The latest Exchequer returns make for very interesting reading, primarily because they are much better than expected.
We expected to see a big dip in income tax receipts in May as redundancies in April fed through into tax returns. Instead, income tax receipts in May were less than 8% behind May 2019. Taking into the account the ability of many companies to defer income tax payments, this is quite a remarkable performance. It is over 50% ahead of the revised forecast for May set by the Department.
While VAT returns in May dipped 35% on the same month last year, this is still well short of the 50% drop in March, the most recent previous “VAT month”. Again, the figure for VAT for May is over 50% higher than anticipated by the Department after figures were revised for the impact of COVID. The dip in VAT receipts reflects both lower consumer spending and also the deferral of VAT payments by many businesses. The latter is a timing issue only and should result in the deferred VAT crystallising from next year.
The income tax figures in particular are very surprising. An interesting explanation from the Department is that it relates to the progressivity of our tax system. In short, tax payments from higher earners held up better and may have made up for the drop in tax receipts arising as a result of many lower earners being made redundant.
What the figures do show is just how difficult it is to predict tax receipts in the current climate. However, despite the better than expected figures in May, there is still an expectation that figures for the full year will show a significant decline on last year.
Equally surprising was the very strong showing on the corporation tax front in May, with receipts over €1bn ahead of the same month last year.

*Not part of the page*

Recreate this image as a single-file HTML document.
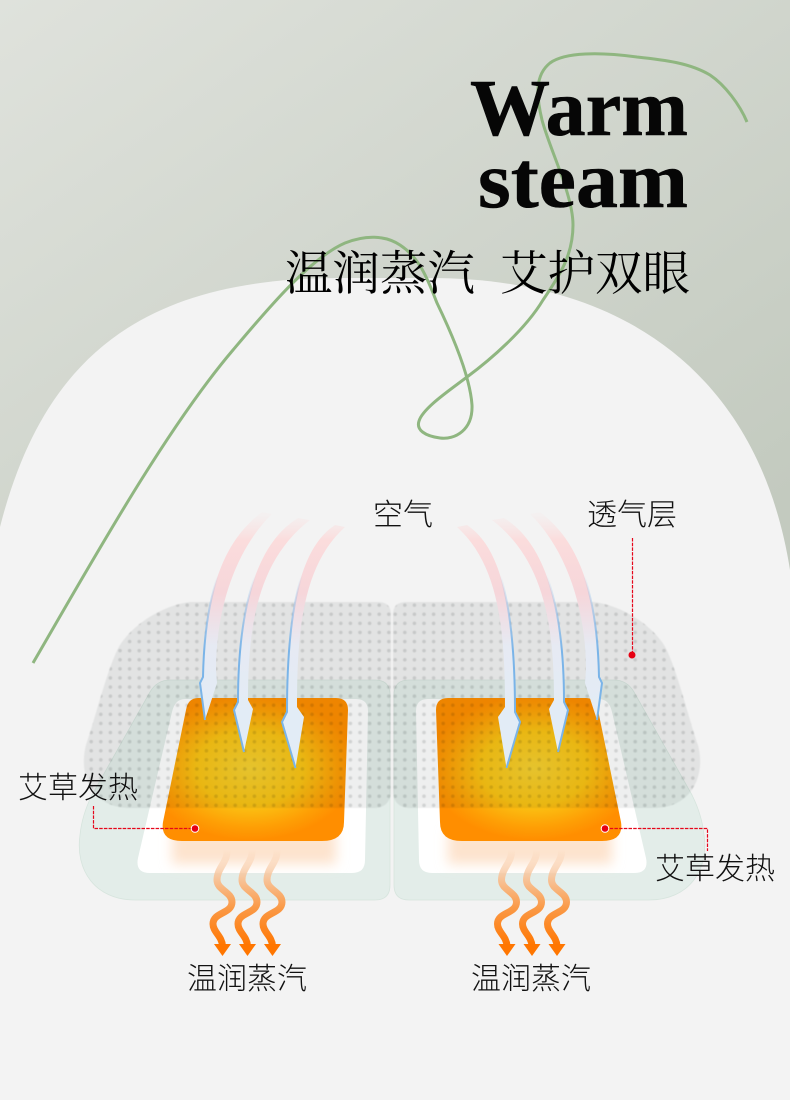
<!DOCTYPE html>
<html><head><meta charset="utf-8"><style>
html,body{margin:0;padding:0;width:790px;height:1100px;overflow:hidden;background:#f3f3f3}
svg{display:block}
.s{font-family:"Liberation Sans","Noto Sans CJK SC",sans-serif;font-size:30px;font-weight:300;fill:#111}
.t{font-family:"Liberation Serif","Noto Serif CJK SC",serif;font-size:47.5px;fill:#000}
.e{font-family:"Liberation Serif",serif;font-size:80px;font-weight:bold;fill:#060606;stroke:#060606;stroke-width:.6}
</style></head><body>
<svg width="790" height="1100" viewBox="0 0 790 1100" xmlns="http://www.w3.org/2000/svg">
<defs>
<linearGradient id="bg" gradientUnits="userSpaceOnUse" x1="0" y1="0" x2="500" y2="700">
<stop offset="0" stop-color="#dfe2dc"/><stop offset="1" stop-color="#c3cabf"/></linearGradient>
<pattern id="dots" width="9.6" height="9.1" patternUnits="userSpaceOnUse">
<rect width="9.6" height="9.1" fill="#eeefef"/>
<circle cx="4.8" cy="4.5" r="1.8" fill="#d0d2d2"/>
</pattern>
<filter id="soft" x="-5%" y="-5%" width="110%" height="110%"><feGaussianBlur stdDeviation=".5"/></filter>
<filter id="blur" x="-30%" y="-60%" width="160%" height="220%"><feGaussianBlur stdDeviation="6"/></filter>
<radialGradient id="or" gradientUnits="userSpaceOnUse" cx="250" cy="768" r="106" gradientTransform="translate(250 768) scale(1 .68) translate(-250 -768)">
<stop offset="0" stop-color="#f6d030"/><stop offset=".5" stop-color="#fac414"/><stop offset=".82" stop-color="#fe9f05"/><stop offset="1" stop-color="#ff8e00"/></radialGradient>
<linearGradient id="air" gradientUnits="userSpaceOnUse" x1="0" y1="490" x2="0" y2="720">
<stop offset=".08" stop-color="#f6e6e6" stop-opacity="0"/><stop offset=".22" stop-color="#fbdcdc"/><stop offset=".45" stop-color="#f6d6da"/><stop offset=".68" stop-color="#e6eaf3"/><stop offset="1" stop-color="#e2ecf6"/></linearGradient>
<linearGradient id="edge" gradientUnits="userSpaceOnUse" x1="0" y1="575" x2="0" y2="650">
<stop offset="0" stop-color="#7ab4e8" stop-opacity="0"/><stop offset="1" stop-color="#7ab4e8"/></linearGradient>
<linearGradient id="st" gradientUnits="userSpaceOnUse" x1="0" y1="850" x2="0" y2="946">
<stop offset="0" stop-color="#f9c9a2" stop-opacity="0"/><stop offset=".3" stop-color="#f7c49a"/><stop offset=".6" stop-color="#fa9a48"/><stop offset="1" stop-color="#ff7600"/></linearGradient>
<g id="patch">
<path d="M170,680 L375,680 Q390,680 390,695 L390,885 Q390,900 375,900 L135,900 C95,900 75,870 80,835 Q82,815 92,795 L150,692 Q157,680 170,680Z" fill="#e3ede9" stroke="#d6e4dd" stroke-width=".8"/>
<path d="M185,699 L356,699 Q368,699 368,711 L365,860 Q365,873 352,873 L150,873 Q135,873 138,858 L172,712 Q175,699 185,699Z" fill="#fff"/>
<rect x="172" y="830" width="164" height="34" fill="#fde3cd" filter="url(#blur)"/>
<path d="M198,698 L336,698 Q348,698 348,710 L344,822 Q344,841 322,841 L182,841 Q160,841 163,822 L186,710 Q188,698 198,698Z" fill="url(#or)"/>
<path d="M190,602 L378,602 Q391,602 391,615 L391,790 Q391,808 373,808 L130,808 C92,808 78,775 86,745 C95,720 108,665 120,645 C135,622 165,605 190,602Z" fill="url(#dots)" filter="url(#soft)" style="mix-blend-mode:multiply"/>
</g>
<g id="air3">
<path d="M262,512 C232,535 205,575 203,677 L200,683 L205,720 L217,683 L216,670 C216,610 235,550 272,514Z" fill="url(#air)"/>
<path d="M262,512 C232,535 205,575 203,677 L200,683 L205,720" fill="none" stroke="url(#edge)" stroke-width="2"/>
<path d="M298,518 C262,540 238,595 238,702 L234,710 L244,752 L253,709 L248,700 C248,625 258,560 310,520Z" fill="url(#air)"/>
<path d="M298,518 C262,540 238,595 238,702 L234,710 L244,752" fill="none" stroke="url(#edge)" stroke-width="2"/>
<path d="M335,525 C305,545 287,595 287,712 L282,722 L295.5,768 L304,717 L297,707 C297,630 303,565 345,527Z" fill="url(#air)"/>
<path d="M335,525 C305,545 287,595 287,712 L282,722 L295.5,768" fill="none" stroke="url(#edge)" stroke-width="2"/>
</g>
<g id="wave">
<path d="M227,850 C228,862 217,868 217,880 C217,890 232,892 232,902 C232,914 213,912 213,924 C213,932 222,936 222.5,946" fill="none" stroke="url(#st)" stroke-width="7"/>
<polygon points="214,944 231,944 222.5,956" fill="#ff7600"/>
</g>
</defs>

<rect width="790" height="1100" fill="url(#bg)"/>
<path d="M0,527 C45,350 150,278 340,278 L430,278 C630,278 760,380 790,570 L790,1100 L0,1100Z" fill="#f3f3f3"/>

<path d="M33,663 C90,565 165,430 233,350 C265,312 310,258 345,243 C365,235 385,235 400,245 C420,258 428,280 437,303 C450,330 470,375 472,405 C473,430 455,440 440,438 C425,436 416,430 419,421 C423,408 450,390 467,377 C490,360 525,330 543,300 C560,275 573,255 573,225 C573,195 550,150 542,120 C536,95 535,75 550,63 C565,52 600,52 637,57 C665,60 690,63 710,75 C725,85 740,105 747,122" fill="none" stroke="#8fb680" stroke-width="3"/>

<text class="e" x="470" y="135" textLength="218" lengthAdjust="spacingAndGlyphs">Warm</text>
<text class="e" x="478" y="207" textLength="210" lengthAdjust="spacingAndGlyphs">steam</text>
<text class="t" x="285" y="290">温润蒸汽</text>
<text class="t" x="500" y="290">艾护双眼</text>

<use href="#patch"/>
<use href="#patch" transform="translate(784,0) scale(-1,1)"/>
<use href="#air3"/>
<use href="#air3" transform="translate(802,0) scale(-1,1)"/>

<use href="#wave"/><use href="#wave" transform="translate(25,0)"/><use href="#wave" transform="translate(50,0)"/>
<use href="#wave" transform="translate(284.5,0)"/><use href="#wave" transform="translate(309.5,0)"/><use href="#wave" transform="translate(334.5,0)"/>

<g fill="none" stroke="#e5061b" stroke-width="1.2" stroke-dasharray="3.5 1.2">
<path d="M93.5,806 V828.5 H195"/>
<path d="M605,828.5 H707.5 V851"/>
<path d="M632.5,538 V655"/>
</g>
<g fill="#e60012">
<circle cx="195" cy="828.5" r="3.8" stroke="#fff" stroke-width="1"/>
<circle cx="605" cy="828.5" r="3.8" stroke="#fff" stroke-width="1"/>
<circle cx="632" cy="655" r="3.5"/>
</g>

<text class="s" x="373" y="525">空气</text>
<text class="s" x="587" y="525">透气层</text>
<text class="s" x="18" y="798">艾草发热</text>
<text class="s" x="655" y="879">艾草发热</text>
<text class="s" x="187" y="989">温润蒸汽</text>
<text class="s" x="471" y="989">温润蒸汽</text>
</svg>
</body></html>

This is another remarkable statistic.
The Department cautions that June corporation tax figures will provide a better indication of the trend for the full year, but the strong May figures will be a surprise to many. It appears to be linked to large payments by a small number of companies. It may also in part be explained by large migrations of Intellectual Property to Ireland in recent years as companies moved to transfer their IP “onshore” and away from tax havens. The valuable IP would generate significant new taxable profits in Ireland, even after the availability of IP related tax allowances. This may now be feeding into tax receipts.
June will tell us a lot more about the future trajectory of corporation tax receipts as payments in June will reflect expected results for 2020. However the position year to date is very encouraging.
Overall, tax receipts at the end of May are practically identical to the equivalent period in 2019. This is quite an achievement given the COVID19 backdrop and driven by large corporation tax surpluses and a strong start to the year across all taxes. It also reflects much more resilient than expected income tax receipts.
Despite the Department’s comments, it is difficult to rationalise how the tax figures have held up so well, in particular income tax receipts. So at this point it is a case of cautious optimism, with the next set of numbers again keenly awaited.